MySQL 9.3 Reference Manual Including MySQL NDB Cluster 9.3
In the event that the primary Cluster replication process fails, it is possible to switch over to the secondary replication channel. The following procedure describes the steps required to accomplish this.
Obtain the time of the most recent global checkpoint (GCP).
That is, you need to determine the most recent epoch from the
ndb_apply_status
table on the replica
cluster, which can be found using the following query:
mysqlR'
>SELECT @latest:=MAX(epoch)
->FROM mysql.ndb_apply_status;
In a circular replication topology, with a source and a
replica running on each host, when you are using
ndb_log_apply_status=1
, NDB
Cluster epochs are written in the replicas' binary logs.
This means that the ndb_apply_status
table
contains information for the replica on this host as well as
for any other host which acts as a replica of the replication
source server running on this host.
In this case, you need to determine the latest epoch on this
replica to the exclusion of any epochs from any other replicas
in this replica's binary log that were not listed in the
IGNORE_SERVER_IDS
options of the
CHANGE REPLICATION SOURCE TO
statement used to set up this replica. The reason for
excluding such epochs is that rows in the
mysql.ndb_apply_status
table whose server
IDs have a match in the IGNORE_SERVER_IDS
list from the CHANGE REPLICATION SOURCE
TO
statement used to prepare this replicas's
source are also considered to be from local servers, in
addition to those having the replica's own server ID. You
can retrieve this list as
Replicate_Ignore_Server_Ids
from the output
of SHOW REPLICA STATUS
. We
assume that you have obtained this list and are substituting
it for ignore_server_ids
in the
query shown here, which like the previous version of the
query, selects the greatest epoch into a variable named
@latest
:
mysqlR'
>SELECT @latest:=MAX(epoch)
->FROM mysql.ndb_apply_status
->WHERE server_id NOT IN (
ignore_server_ids
);
In some cases, it may be simpler or more efficient (or both)

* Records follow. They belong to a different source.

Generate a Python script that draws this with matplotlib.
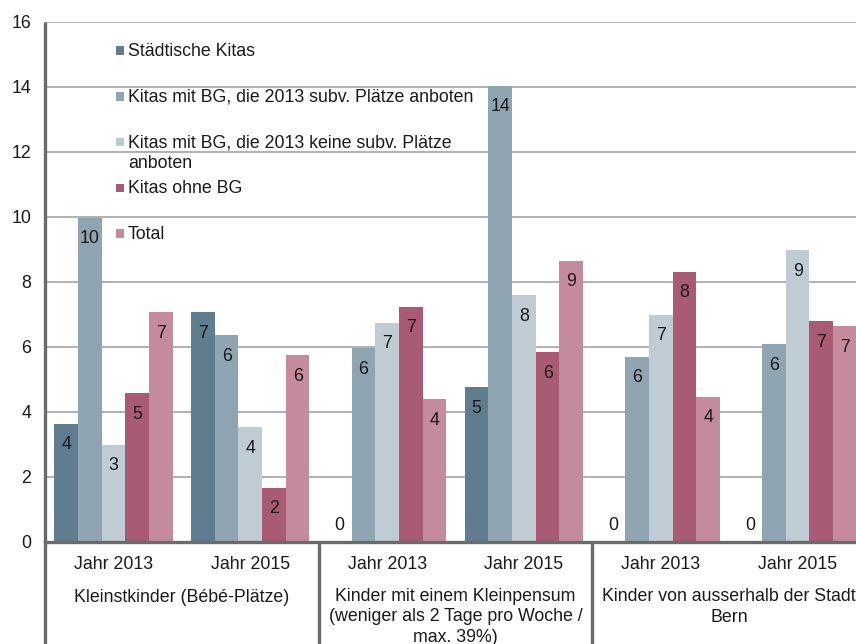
import matplotlib
matplotlib.use('Agg')
import matplotlib.pyplot as plt
from matplotlib.patches import Rectangle
from matplotlib.transforms import blended_transform_factory
import numpy as np

plt.rcParams['font.family'] = ['Liberation Sans', 'DejaVu Sans']
FS = 12.8
LINE_PX = 20.0  # line step for wrapped labels

# ---- data ----
group_labels = ['Kleinstkinder (Bébé-Plätze)',
                'Kinder mit einem Kleinpensum\n(weniger als 2 Tage pro Woche /\nmax. 39%)',
                'Kinder von ausserhalb der Stadt\nBern']
year_labels = ['Jahr 2013', 'Jahr 2015', 'Jahr 2013', 'Jahr 2015', 'Jahr 2013', 'Jahr 2015']
series_names = ['Städtische Kitas',
                'Kitas mit BG, die 2013 subv. Plätze anboten',
                'Kitas mit BG, die 2013 keine subv. Plätze\nanboten',
                'Kitas ohne BG',
                'Total']
staedtische = [3.62, 7.05, 0.0, 4.75, 0.0, 0.0]
bg_subv = [9.96, 6.35, 5.94, 14.03, 5.69, 6.07]
bg_keine = [2.98, 3.52, 6.73, 7.58, 6.98, 8.96]
ohne_bg = [4.57, 1.65, 7.23, 5.83, 8.30, 6.78]
total = [7.05, 5.73, 4.38, 8.64, 4.46, 6.62]
series_values = [staedtische, bg_subv, bg_keine, ohne_bg, total]
colors = ['#607D8F', '#8FA5B2', '#BFCCD4', '#A85B73', '#C48B9D']

# ---- figure ----
fig = plt.figure(figsize=(8.56, 6.44), dpi=100)
W, H = 856, 644
AX_H = 520.0
ax = fig.add_axes([45 / W, 102.5 / H, 821 / W, AX_H / H])

x = np.arange(len(year_labels))
bw = 0.173
for i, (vals, col) in enumerate(zip(series_values, colors)):
    pos = x + (i - 2) * bw
    ax.bar(pos, vals, width=bw, color=col, edgecolor='none', zorder=2)
    for px, v in zip(pos, vals):
        off = -18.4 if v > 0 else 8.3
        ax.annotate(f'{v:.0f}', xy=(px, v), xytext=(0, off), textcoords='offset points',
                    ha='center', va='baseline', fontsize=FS, color='#1a1a1a', zorder=3)

ax.set_xlim(-0.5, len(year_labels) - 0.5)
ax.set_ylim(0, 16)
ax.set_yticks(np.arange(0, 17, 2))
ax.yaxis.grid(True, color='#a3a3a3', linewidth=1.2)
ax.set_axisbelow(True)
ax.tick_params(axis='y', length=0, pad=10, labelsize=FS, labelcolor='#1a1a1a')
ax.tick_params(axis='x', length=0, labelbottom=False)
ax.set_xticks([])

for s in ['top', 'right', 'left']:
    ax.spines[s].set_visible(False)
ax.spines['bottom'].set_color('#6b6b6b')
ax.spines['bottom'].set_linewidth(2.4)
ax.spines['bottom'].set_zorder(4)

# left axis line extending down through category area
ax.plot([0, 0], [1, -0.25], transform=ax.transAxes, color='#6b6b6b', lw=2.4,
        clip_on=False, zorder=4, solid_capstyle='butt')

trans = blended_transform_factory(ax.transData, ax.transAxes)
# group dividers
for xd in [1.5, 3.5]:
    ax.plot([xd, xd], [0, -0.25], transform=trans, color='#6b6b6b', lw=2.4,
            clip_on=False, zorder=4, solid_capstyle='butt')


def last_baseline(first_baseline_axes, text):
    n = text.count('\n')
    return first_baseline_axes - n * LINE_PX / AX_H


# category labels
for xi, lab in zip(x, year_labels):
    ax.text(xi, -0.0529, lab, transform=trans, ha='center', va='baseline',
            fontsize=FS, color='#1a1a1a')
for gi, lab in enumerate(group_labels):
    ax.text(2 * gi + 0.5, last_baseline(-0.1158, lab), lab, transform=trans,
            ha='center', va='baseline', fontsize=FS, color='#1a1a1a',
            linespacing=1.25, multialignment='center')

# legend (manual, inside plot)
base0 = (541.5 - 56) / AX_H
step = 45.75 / AX_H
sq_w, sq_h = 8.5 / 821, 8.5 / AX_H
for k, (name, col) in enumerate(zip(series_names, colors)):
    yb = base0 - k * step
    ax.add_patch(Rectangle((70.5 / 821, yb + 1.2 / AX_H), sq_w, sq_h, transform=ax.transAxes,
                           facecolor=col, edgecolor='none', clip_on=False, zorder=5))
    ax.text(83 / 821, last_baseline(yb, name), name, transform=ax.transAxes,
            ha='left', va='baseline', fontsize=FS, color='#1a1a1a',
            linespacing=1.25, zorder=5)

fig.savefig('out.png', dpi=100)
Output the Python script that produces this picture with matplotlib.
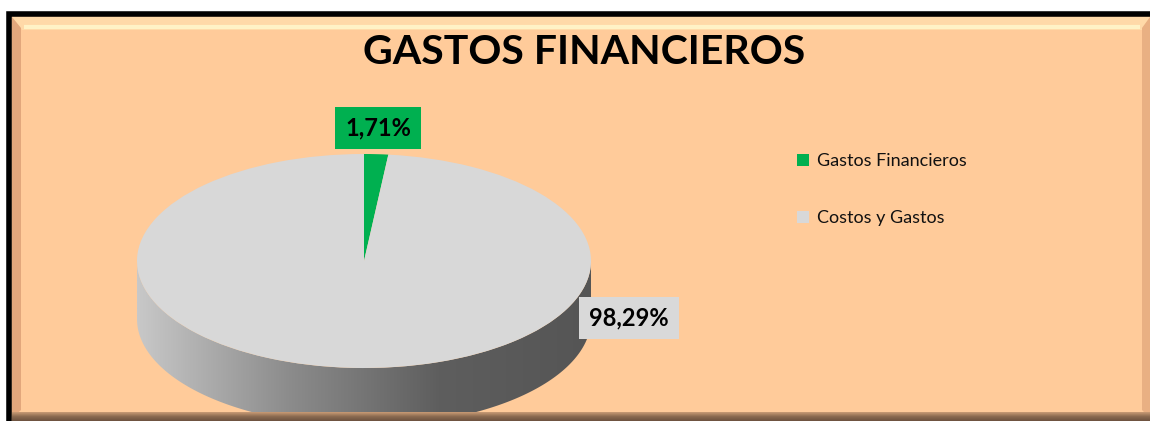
import numpy as np
import matplotlib.pyplot as plt
from matplotlib.patches import Rectangle, Polygon
from matplotlib.colors import LinearSegmentedColormap

# --- Datos ---
categorias = ["Gastos Financieros", "Costos y Gastos"]
porcentajes = [1.71, 98.29]
colores = ["#00B050", "#D8D8D8"]
titulo = "GASTOS FINANCIEROS"

W, H = 1150, 421
fig = plt.figure(figsize=(W / 100, H / 100), dpi=100)
fig.patch.set_facecolor("white")

# ejes en pixeles para el fondo y el costado del pastel
ax = fig.add_axes([0, 0, 1, 1])
ax.set_xlim(0, W)
ax.set_ylim(H, 0)
ax.axis("off")

# marco y fondo biselado
ax.add_patch(Rectangle((9, 14), W, H, facecolor="#FFCB9A", edgecolor="black", lw=4, zorder=0))
ax.add_patch(Polygon([(12, 17), (W, 17), (1142, 30), (22, 30)], closed=True,
                     facecolor="#FFD9A8", edgecolor="none", zorder=1))
ax.plot([24, 1140], [27, 27], color="#FFF2C6", lw=3, solid_capstyle="butt", zorder=1)
ax.add_patch(Polygon([(12, 17), (21, 28), (21, 410), (12, 418)], closed=True,
                     facecolor="#E2A77C", edgecolor="none", zorder=1))
ax.add_patch(Polygon([(W, 17), (1142, 28), (1142, 410), (W, 418)], closed=True,
                     facecolor="#E9B083", edgecolor="none", zorder=1))
grad_b = np.linspace(0, 1, 20).reshape(-1, 1)
cm_b = LinearSegmentedColormap.from_list("b", ["#C79A74", "#8A6A50", "#6E5340"])
ax.imshow(grad_b, cmap=cm_b, extent=(12, W, H, 412), aspect="auto", zorder=4)

# geometria del pastel (elipse)
cx, cy, a, b, prof = 364, 261, 227, 107, 58
t = np.linspace(0, np.pi, 200)
xs = cx + a * np.cos(t)
ys_top = cy + b * np.sin(t)
ys_bot = ys_top + prof
lado = np.column_stack([np.r_[xs, xs[::-1]], np.r_[ys_top, ys_bot[::-1]]])
clip = Polygon(lado, closed=True, facecolor="none", edgecolor="none", transform=ax.transData)
ax.add_patch(clip)
grad = np.linspace(0, 1, 256).reshape(1, -1)
cm_side = LinearSegmentedColormap.from_list("s", ["#C8C8C8", "#8C8C8C", "#5E5E5E", "#555555"])
im = ax.imshow(grad, cmap=cm_side, extent=(cx - a, cx + a, cy + b + prof, cy), aspect="auto", zorder=2)
im.set_clip_path(clip)

# cara superior del pastel
ax_p = fig.add_axes([(cx - a) / W, 1 - (cy + b) / H, 2 * a / W, 2 * b / H])
cuñas, _ = ax_p.pie(porcentajes, colors=colores, startangle=90, counterclock=False,
                    radius=1, wedgeprops=dict(edgecolor="none"))
ax_p.set_aspect("auto")
ax_p.set_xlim(-1, 1)
ax_p.set_ylim(-1, 1)
ax_p.axis("off")

fuente = ["Lato", "DejaVu Sans"]

# titulo
ax.text(584, 52, titulo, ha="center", va="center", fontsize=29.5, fontweight="bold",
        family=fuente, color="black", zorder=5)

# etiquetas de datos
def fmt(v):
    return f"{v:.2f}%".replace(".", ",")

ax.text(378, 128, fmt(porcentajes[0]), ha="center", va="center", fontsize=17, fontweight="bold",
        family=fuente, zorder=5,
        bbox=dict(boxstyle="square,pad=0.42", facecolor=colores[0], edgecolor="none"))
ax.text(629, 318, fmt(porcentajes[1]), ha="center", va="center", fontsize=17, fontweight="bold",
        family=fuente, zorder=5,
        bbox=dict(boxstyle="square,pad=0.42", facecolor="#D9D9D9", edgecolor="none"))

# leyenda
leg = fig.legend(cuñas, categorias, loc="upper left", bbox_to_anchor=(781 / W, 1 - 137 / H),
                 frameon=False, handlelength=0.65, handleheight=0.65, handletextpad=0.45,
                 labelspacing=2.25, prop=dict(family=fuente, size=13))
for txt in leg.get_texts():
    txt.set_color("#111111")

fig.savefig("out.png", dpi=100, facecolor=fig.get_facecolor())
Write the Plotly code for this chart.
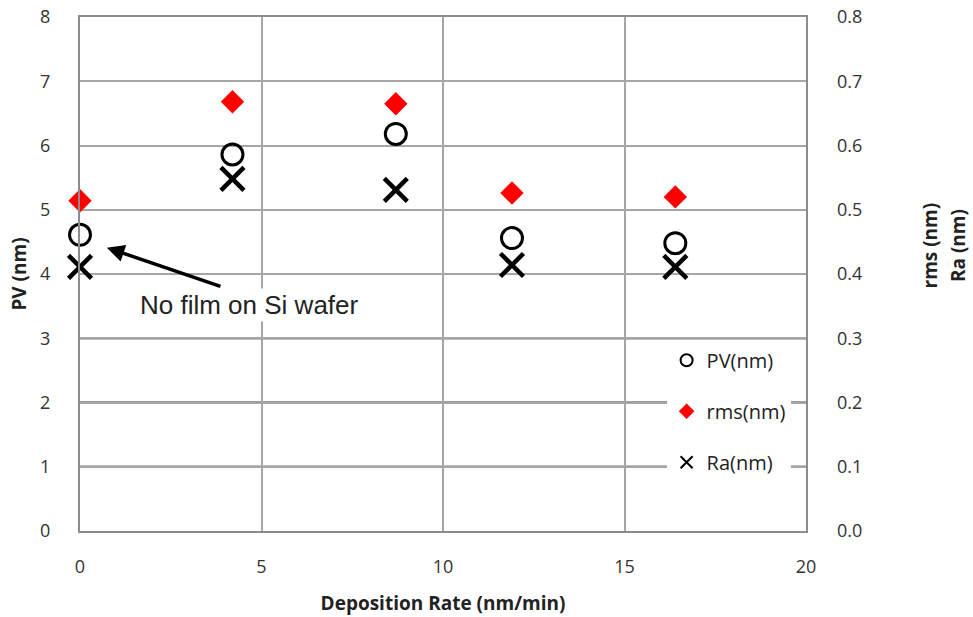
import plotly.graph_objects as go

# Surface roughness vs. deposition rate
deposition_rate = [0.0, 4.2, 8.7, 11.9, 16.4]
pv_nm = [4.61, 5.86, 6.18, 4.56, 4.48]
rms_nm = [0.514, 0.668, 0.665, 0.526, 0.520]
ra_nm = [0.411, 0.548, 0.531, 0.414, 0.411]

left_ticks = [0, 1, 2, 3, 4, 5, 6, 7, 8]
right_ticks = [0.0, 0.1, 0.2, 0.3, 0.4, 0.5, 0.6, 0.7, 0.8]
x_ticks = [0, 5, 10, 15, 20]

FONT = "Open Sans, Liberation Sans, sans-serif"
tick_font = dict(family=FONT, size=18, color="#333")
title_font = dict(family=FONT, size=19, color="#222")

fig = go.Figure()

fig.add_trace(go.Scatter(
    x=deposition_rate, y=pv_nm, mode="markers", name="PV(nm)",
    legendgroup="pv", cliponaxis=False,
    marker=dict(symbol="circle-open", size=21, color="black", line=dict(width=3)),
))
fig.add_trace(go.Scatter(
    x=deposition_rate, y=rms_nm, mode="markers", name="rms(nm)", yaxis="y2",
    legendgroup="rms", cliponaxis=False,
    marker=dict(symbol="diamond", size=18, color="#ff0000", line=dict(width=0)),
))
fig.add_trace(go.Scatter(
    x=deposition_rate, y=ra_nm, mode="markers", name="Ra(nm)", yaxis="y2",
    legendgroup="ra", cliponaxis=False,
    marker=dict(symbol="x-thin-open", size=23, color="black",
                line=dict(width=4.5, color="black")),
))

# Darker horizontal rules in the lower part of the plot
for v in [1, 2, 3]:
    fig.add_shape(type="line", xref="paper", yref="y", x0=0, x1=1, y0=v, y1=v,
                  line=dict(color="#7a7a7a", width=2.5), layer="below")

# Arrow pointing at the bare-substrate measurement
fig.add_annotation(
    x=0.74, y=4.41, ax=3.91, ay=3.80, xref="x", yref="y", axref="x", ayref="y",
    text="", showarrow=True, arrowhead=2, arrowsize=1.0, arrowwidth=3.5,
    arrowcolor="black",
)
fig.add_annotation(
    x=4.68, y=3.52, xref="x", yref="y", text="No film on Si wafer",
    showarrow=False, bgcolor="white",
    font=dict(family="Liberation Sans, Arial, sans-serif", size=26, color="#222"),
)

# Secondary axis titles, one per line
for xp, txt in [(1.192, "rms (nm)"), (1.230, "Ra (nm)")]:
    fig.add_annotation(
        x=xp, y=4.45, xref="paper", yref="y", text=f"<b>{txt}</b>",
        showarrow=False, textangle=-90,
        font=title_font,
    )

fig.update_layout(
    width=973, height=617,
    margin=dict(l=80, r=167, t=17, b=86, autoexpand=False),
    paper_bgcolor="white", plot_bgcolor="white",
    showlegend=True,
    legend=dict(
        x=0.808, y=0.37, xanchor="left", yanchor="top",
        bgcolor="white", borderwidth=0,
        font=dict(family=FONT, size=20, color="#222"),
        itemsizing="constant", tracegroupgap=22,
    ),
    xaxis=dict(
        range=[0, 20], tickvals=x_ticks, ticks="", showgrid=True,
        gridcolor="#a6a6a6", gridwidth=1.5, zeroline=False, automargin=False,
        showline=True, linecolor="#8c8c8c", linewidth=2, mirror=True,
        tickfont=tick_font, ticklabelstandoff=18,
        title=dict(text="<b>Deposition Rate (nm/min)</b>", font=title_font, standoff=20),
    ),
    yaxis=dict(
        range=[0, 8], tickvals=left_ticks, ticks="", showgrid=True,
        gridcolor="#a6a6a6", gridwidth=1.5, zeroline=False, automargin=False,
        showline=True, linecolor="#8c8c8c", linewidth=2, mirror=True,
        tickfont=tick_font, ticklabelstandoff=24,
        title=dict(text="<b>PV (nm)</b>", font=title_font, standoff=8),
    ),
    yaxis2=dict(
        range=[0, 0.8], tickvals=right_ticks, tickformat=".1f", overlaying="y",
        side="right", showgrid=False, zeroline=False, ticks="", automargin=False,
        tickfont=tick_font, ticklabelstandoff=30,
    ),
)

fig.write_html("out.html")
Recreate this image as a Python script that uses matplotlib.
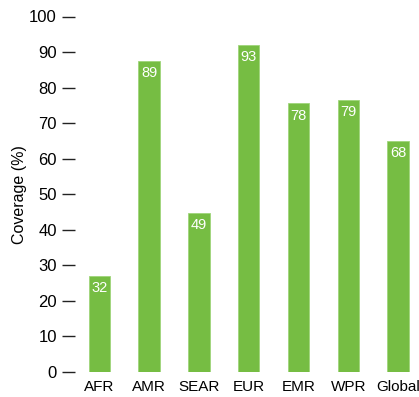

to use a list of the server IDs to be included and
server_id IN
in the
server_id_list
WHERE
condition of the preceding query.
Using the information obtained from the query shown in Step 1,
obtain the corresponding records from the
ndb_binlog_index
table on the source
cluster.
You can use the following query to obtain the needed records
from the ndb_binlog_index
table on the
source:
mysqlS'
>SELECT
->@file:=SUBSTRING_INDEX(next_file, '/', -1),
->@pos:=next_position
->FROM mysql.ndb_binlog_index
->WHERE epoch = @latest;
These are the records saved on the source since the failure of
the primary replication channel. We have employed a user
variable @latest
here to represent the
value obtained in Step 1. Of course, it is not possible for
one mysqld instance to access user
variables set on another server instance directly. These
values must be “plugged in” to the second query
manually or by an application.
You must ensure that the replica mysqld
is started with
--replica-skip-errors=ddl_exist_errors
before executing START
REPLICA
. Otherwise, replication may stop with
duplicate DDL errors.
Now it is possible to synchronize the secondary channel by running the following query on the secondary replica server:
mysqlR'
>CHANGE REPLICATION SOURCE TO
->SOURCE_LOG_FILE='@file',
->SOURCE_LOG_POS=@pos;
Again we have employed user variables (in this case
@file
and @pos
) to
represent the values obtained in Step 2 and applied in Step 3;
in practice these values must be inserted manually or using an
application that can access both of the servers involved.
@file
is a string value such as
'/var/log/mysql/replication-source-bin.00001'
,
and so must be quoted when used in SQL or application code.
However, the value represented by @pos
must not be quoted. Although MySQL
normally attempts to convert strings to numbers, this case
is an exception.
You can now initiate replication on the secondary channel by issuing the appropriate command on the secondary replica mysqld:
mysqlR'
>START REPLICA;
Once the secondary replication channel is active, you can investigate the failure of the primary and effect repairs. The precise actions required to do this depend upon the reasons for which the primary channel failed.
The secondary replication channel is to be started only if and when the primary replication channel has failed. Running multiple replication channels simultaneously can result in unwanted duplicate records being created on the replicas.
If the failure is limited to a single server, it should in theory
be possible to replicate from S
to
R'
, or from
S'
to R
.